1) Martin Luther King Jr.'s moral vision of a day when a man is judged by the content of his character, not by the color of his skin, liberates people from categorizing other people by "color". On a person-to-person level, his vision is the vital ingredient towards ennobling each and every individual human being. Each human being you meet may have a diamond of inner beauty and character glistening inside no matter what the person looks like on the outside. This principle is essential in the U.S. Constitution. No law shall be enacted with regard to race, color, creed, gender, ethnic or national background. This principle means that Serbs and Albanians can live together in peace just as Christians and Muslims live together in peace in the U.S. Admittedly the cycles of grief and retribution can be extremely difficult to break as is tragically the case in Kosovo. But if the cycles are ever to be broken, Martin Luther King Jr.'s moral vision is the ultimate source of that liberation. The principle of equal citizenship under the law honors the dignity of each person. Realizing that the time is now to break the cycles of grief and retribution, those who oppress can choose to establish the new principle and stop the oppression. Those who are oppressed can struggle to establish the new principle rather than fight to become the new oppressors.

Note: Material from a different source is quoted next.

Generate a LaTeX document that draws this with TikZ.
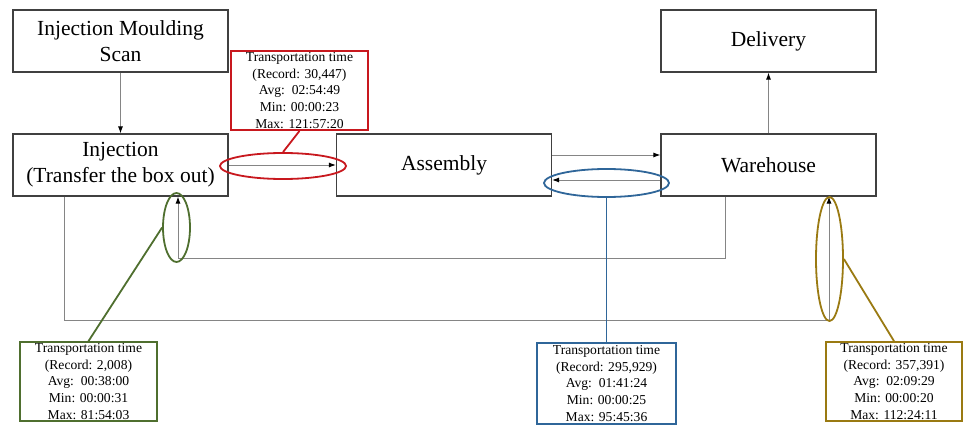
\documentclass[tikz,border=0pt]{standalone}
\usepackage{fontspec}
\setmainfont{Liberation Serif}
\usetikzlibrary{arrows.meta,shapes.geometric}
\definecolor{callred}{HTML}{C8181E}
\definecolor{callgreen}{HTML}{4F6F2F}
\definecolor{callblue}{HTML}{2F6699}
\definecolor{callolive}{HTML}{9A7A12}
\definecolor{boxline}{HTML}{404040}
\definecolor{connline}{HTML}{858585}
\tikzset{
  stage/.style={draw=boxline, line width=1.2pt, minimum width=215pt, minimum height=62pt,
    inner sep=0pt, align=center, font=\fontsize{21.5}{26}\selectfont},
  conn/.style={draw=connline, line width=0.9pt},
  tip/.style={-{Latex[length=7pt,width=5pt,color=black]}},
  ring/.style={draw=#1, ellipse, line width=1.8pt, inner sep=0pt},
  callbox/.style={draw=#1, line width=1.8pt, minimum width=137pt, minimum height=79pt, inner sep=0pt},
  calltext/.style={align=center, inner sep=0pt, font=\fontsize{13.6}{16.7}\selectfont},
  leader/.style={draw=#1, line width=1.8pt}
}
\begin{document}
\begin{tikzpicture}[x=1pt,y=-1pt]
\useasboundingbox (0,0) rectangle (963,425);

% process stages
\node[stage] (scan) at (120.5,41) {Injection Moulding\\Scan};
\node[stage] (inj)  at (120.5,165) {Injection\\(Transfer the box out)};
\node[stage] (asm)  at (444,165) {Assembly};
\node[stage] (wh)   at (768.5,165) {Warehouse};
\node[stage] (del)  at (768.5,41) {Delivery};

% material flow
\draw[conn,tip] (scan) -- (inj);
\draw[conn,tip] (inj.east) -- (asm.west);
\draw[conn,tip] ([yshift=10pt]asm.east) -- ([yshift=10pt]wh.west);
\draw[conn,tip] ([yshift=-15pt]wh.west) -- ([yshift=-15pt]asm.east);
\draw[conn,tip] (wh) -- (del);
\draw[conn,tip] ([xshift=-43.5pt]wh.south) -- ++(0,62) -| ([xshift=57.5pt]inj.south);
\draw[conn,tip] ([xshift=-56.5pt]inj.south) -- ++(0,124) -| ([xshift=60.5pt]wh.south);

% highlighted transport legs
\node[ring=callred,   minimum width=126pt, minimum height=26pt]  (rell) at (283,166) {};
\node[ring=callblue,  minimum width=125pt, minimum height=28pt]  (bell) at (606.5,183) {};
\node[ring=callgreen, minimum width=27pt,  minimum height=69pt]  (gell) at (176.5,227.5) {};
\node[ring=callolive, minimum width=27pt,  minimum height=124pt] (oell) at (829.5,259) {};

% transportation time callouts
\node[callbox=callred] (rbox) at (299.5,90.5) {};
\node[calltext] (rtxt) at (rbox.center) {Transportation time\\(Record: 30,447)\\Avg:~~02:54:49\\Min: 00:00:23\\Max: 121:57:20};
\node[callbox=callgreen] (gbox) at (88.5,381.5) {};
\node[calltext] (gtxt) at (gbox.center) {Transportation time\\(Record: 2,008)\\Avg:~~00:38:00\\Min: 00:00:31\\Max: 81:54:03};
\node[callbox=callblue, minimum width=139pt, minimum height=81pt] (bbox) at (606.5,383.5) {};
\node[calltext] (btxt) at (bbox.center) {Transportation time\\(Record: 295,929)\\Avg:~~01:41:24\\Min: 00:00:25\\Max: 95:45:36};
\node[callbox=callolive, minimum width=136pt] (obox) at (894,381.5) {};
\node[calltext] (otxt) at (obox.center) {Transportation time\\(Record: 357,391)\\Avg:~~02:09:29\\Min: 00:00:20\\Max: 112:24:11};

% leaders
\draw[leader=callred] (rbox.south) -- (rell.north);
\draw[leader=callgreen] (gbox.north) -- (gell.west);
\draw[leader=callblue] (bbox.north) -- (bell.south);
\draw[leader=callolive] (obox.north) -- (oell.east);
\end{tikzpicture}
\end{document}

2) The U.S. Constitution requires that the U.S. Congress declare war. Admittedly few countries in the world are democracies, yet this principle is still a vital concept towards establishing peace. The principle is that a governing body of elected representatives must decide whether a nation declares war; this all-important decision is not the prerogative of the executive branch of government. The Founding Fathers of the U.S. wisely included this provision in the Constitution as a check on the power of the executive branch. A key part of the struggle to set the U.S. on a peaceful path for the future is to restore this constitutional principle in our foreign policy. Unless we have a declared war, no military forces should be engaged. Period. Since we do not have a declared war, this means we bring all of our troops back home where they belong. This means no U.S. President could ever command U.S. forces to bomb or fire cruise missiles or engage in any other military action without a declaration of war from Congress. This principle frees the U.S. from "entangling alliances" which keep the U.S. in a state of almost perpetual war. (Of course in this day of high technology in which life-and-death decisions must sometimes be made in minutes, the U.S. Congress should pre-authorize emergency defensive actions by the President.)


3) It is wrong to attack civilians as a method to oppose the regime in power. The tactics of terrorism which attack innocent civilians as a method to pursue an objective are illegal and immoral. The Geneva Conventions outlaw attacking civilians not involved in the armed conflict and include provisions concerning the treatment of the wounded and prisoners of war. NATO violated the Geneva Conventions in attacking civilians and the civilian infrastructure of Yugoslavia. The international community must strive to hold accountable those people responsible for dropping the cluster bombs on the marketplace in Nis in Yugoslavia, for example. Adhering to the Geneva Conventions means the U.S. and other countries would renounce forever any "first use" of nuclear weapons on cities. It also means the U.S. and other countries would stop using sanctions which essentially target the civilian population as in Iraq.


In conclusion, force and violence are outmoded relics of a primitive and brutal past and humankind can throw off those shackles by honoring a true moral vision. Martin Luther King Jr. is an example. He threw off the shackles of racism with his true moral vision that shines the light on the glistening diamond of inner beauty that can be within each and every human being. Let us work towards a peaceful and noble future. Let us honor the inner dignity and beauty of each person.